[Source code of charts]
☆ ☆ ☆

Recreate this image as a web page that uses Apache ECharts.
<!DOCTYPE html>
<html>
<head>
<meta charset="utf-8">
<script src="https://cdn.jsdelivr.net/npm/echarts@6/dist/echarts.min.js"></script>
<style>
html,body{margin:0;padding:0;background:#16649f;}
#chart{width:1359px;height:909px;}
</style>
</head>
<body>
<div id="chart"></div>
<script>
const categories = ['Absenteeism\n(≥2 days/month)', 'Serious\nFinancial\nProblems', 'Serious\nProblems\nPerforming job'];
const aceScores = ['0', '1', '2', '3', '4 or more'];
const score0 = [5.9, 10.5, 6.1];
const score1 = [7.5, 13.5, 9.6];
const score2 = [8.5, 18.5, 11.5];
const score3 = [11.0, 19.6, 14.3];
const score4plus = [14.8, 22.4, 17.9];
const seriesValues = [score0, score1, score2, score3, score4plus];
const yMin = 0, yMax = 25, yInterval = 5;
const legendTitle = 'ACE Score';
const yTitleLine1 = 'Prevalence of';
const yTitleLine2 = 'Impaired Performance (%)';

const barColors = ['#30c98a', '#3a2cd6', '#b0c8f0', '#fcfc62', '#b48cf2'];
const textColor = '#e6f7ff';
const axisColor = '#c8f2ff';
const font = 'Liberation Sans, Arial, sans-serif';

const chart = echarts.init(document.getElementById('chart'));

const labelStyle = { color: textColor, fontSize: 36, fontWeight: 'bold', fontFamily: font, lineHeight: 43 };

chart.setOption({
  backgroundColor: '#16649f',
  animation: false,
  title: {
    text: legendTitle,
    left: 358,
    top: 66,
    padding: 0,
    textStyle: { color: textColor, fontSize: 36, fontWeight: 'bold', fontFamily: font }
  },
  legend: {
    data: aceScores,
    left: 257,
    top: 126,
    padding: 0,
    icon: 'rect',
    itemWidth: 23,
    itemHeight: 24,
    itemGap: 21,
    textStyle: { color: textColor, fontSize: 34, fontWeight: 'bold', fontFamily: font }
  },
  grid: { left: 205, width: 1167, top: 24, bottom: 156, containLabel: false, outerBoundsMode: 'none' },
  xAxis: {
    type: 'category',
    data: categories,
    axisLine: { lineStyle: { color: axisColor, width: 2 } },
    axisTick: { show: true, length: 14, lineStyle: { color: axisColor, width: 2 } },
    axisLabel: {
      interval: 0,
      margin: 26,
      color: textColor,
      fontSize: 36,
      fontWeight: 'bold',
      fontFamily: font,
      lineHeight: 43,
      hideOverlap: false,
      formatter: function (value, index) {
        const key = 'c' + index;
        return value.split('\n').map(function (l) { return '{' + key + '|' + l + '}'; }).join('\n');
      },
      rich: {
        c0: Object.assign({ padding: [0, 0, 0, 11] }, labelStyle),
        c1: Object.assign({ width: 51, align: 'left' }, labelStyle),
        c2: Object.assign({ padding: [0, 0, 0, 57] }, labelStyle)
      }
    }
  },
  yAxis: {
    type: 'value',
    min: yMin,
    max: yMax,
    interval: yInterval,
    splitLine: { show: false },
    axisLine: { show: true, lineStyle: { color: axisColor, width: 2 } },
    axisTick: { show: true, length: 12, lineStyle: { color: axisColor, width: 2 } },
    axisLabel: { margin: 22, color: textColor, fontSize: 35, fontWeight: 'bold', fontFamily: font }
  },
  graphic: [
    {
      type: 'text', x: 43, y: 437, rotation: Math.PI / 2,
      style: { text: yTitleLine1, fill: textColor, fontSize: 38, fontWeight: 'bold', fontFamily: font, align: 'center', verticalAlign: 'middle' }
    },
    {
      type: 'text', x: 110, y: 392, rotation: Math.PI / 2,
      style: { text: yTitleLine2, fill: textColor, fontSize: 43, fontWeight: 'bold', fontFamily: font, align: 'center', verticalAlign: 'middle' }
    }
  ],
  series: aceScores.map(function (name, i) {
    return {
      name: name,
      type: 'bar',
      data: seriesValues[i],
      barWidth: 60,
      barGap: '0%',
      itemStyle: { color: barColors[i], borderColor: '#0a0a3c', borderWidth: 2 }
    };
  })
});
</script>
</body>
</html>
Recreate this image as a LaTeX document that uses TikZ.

☆ ☆ ☆

*Task requirements*
Reproduce the records word for word.

*Exercise answer*
Recreate this image as a web page that uses Apache ECharts.
<!DOCTYPE html>
<html>
<head>
<meta charset="utf-8">
<script src="https://cdn.jsdelivr.net/npm/echarts@6/dist/echarts.min.js"></script>
<style>
html,body{margin:0;padding:0;background:#16649f;}
#chart{width:1359px;height:909px;}
</style>
</head>
<body>
<div id="chart"></div>
<script>
const categories = ['Absenteeism\n(≥2 days/month)', 'Serious\nFinancial\nProblems', 'Serious\nProblems\nPerforming job'];
const aceScores = ['0', '1', '2', '3', '4 or more'];
const score0 = [5.9, 10.5, 6.1];
const score1 = [7.5, 13.5, 9.6];
const score2 = [8.5, 18.5, 11.5];
const score3 = [11.0, 19.6, 14.3];
const score4plus = [14.8, 22.4, 17.9];
const seriesValues = [score0, score1, score2, score3, score4plus];
const yMin = 0, yMax = 25, yInterval = 5;
const legendTitle = 'ACE Score';
const yTitleLine1 = 'Prevalence of';
const yTitleLine2 = 'Impaired Performance (%)';

const barColors = ['#30c98a', '#3a2cd6', '#b0c8f0', '#fcfc62', '#b48cf2'];
const textColor = '#e6f7ff';
const axisColor = '#c8f2ff';
const font = 'Liberation Sans, Arial, sans-serif';

const chart = echarts.init(document.getElementById('chart'));

const labelStyle = { color: textColor, fontSize: 36, fontWeight: 'bold', fontFamily: font, lineHeight: 43 };

chart.setOption({
  backgroundColor: '#16649f',
  animation: false,
  title: {
    text: legendTitle,
    left: 358,
    top: 66,
    padding: 0,
    textStyle: { color: textColor, fontSize: 36, fontWeight: 'bold', fontFamily: font }
  },
  legend: {
    data: aceScores,
    left: 257,
    top: 126,
    padding: 0,
    icon: 'rect',
    itemWidth: 23,
    itemHeight: 24,
    itemGap: 21,
    textStyle: { color: textColor, fontSize: 34, fontWeight: 'bold', fontFamily: font }
  },
  grid: { left: 205, width: 1167, top: 24, bottom: 156, containLabel: false, outerBoundsMode: 'none' },
  xAxis: {
    type: 'category',
    data: categories,
    axisLine: { lineStyle: { color: axisColor, width: 2 } },
    axisTick: { show: true, length: 14, lineStyle: { color: axisColor, width: 2 } },
    axisLabel: {
      interval: 0,
      margin: 26,
      color: textColor,
      fontSize: 36,
      fontWeight: 'bold',
      fontFamily: font,
      lineHeight: 43,
      hideOverlap: false,
      formatter: function (value, index) {
        const key = 'c' + index;
        return value.split('\n').map(function (l) { return '{' + key + '|' + l + '}'; }).join('\n');
      },
      rich: {
        c0: Object.assign({ padding: [0, 0, 0, 11] }, labelStyle),
        c1: Object.assign({ width: 51, align: 'left' }, labelStyle),
        c2: Object.assign({ padding: [0, 0, 0, 57] }, labelStyle)
      }
    }
  },
  yAxis: {
    type: 'value',
    min: yMin,
    max: yMax,
    interval: yInterval,
    splitLine: { show: false },
    axisLine: { show: true, lineStyle: { color: axisColor, width: 2 } },
    axisTick: { show: true, length: 12, lineStyle: { color: axisColor, width: 2 } },
    axisLabel: { margin: 22, color: textColor, fontSize: 35, fontWeight: 'bold', fontFamily: font }
  },
  graphic: [
    {
      type: 'text', x: 43, y: 437, rotation: Math.PI / 2,
      style: { text: yTitleLine1, fill: textColor, fontSize: 38, fontWeight: 'bold', fontFamily: font, align: 'center', verticalAlign: 'middle' }
    },
    {
      type: 'text', x: 110, y: 392, rotation: Math.PI / 2,
      style: { text: yTitleLine2, fill: textColor, fontSize: 43, fontWeight: 'bold', fontFamily: font, align: 'center', verticalAlign: 'middle' }
    }
  ],
  series: aceScores.map(function (name, i) {
    return {
      name: name,
      type: 'bar',
      data: seriesValues[i],
      barWidth: 60,
      barGap: '0%',
      itemStyle: { color: barColors[i], borderColor: '#0a0a3c', borderWidth: 2 }
    };
  })
});
</script>
</body>
</html>
Recreate this image as a LaTeX document that uses TikZ.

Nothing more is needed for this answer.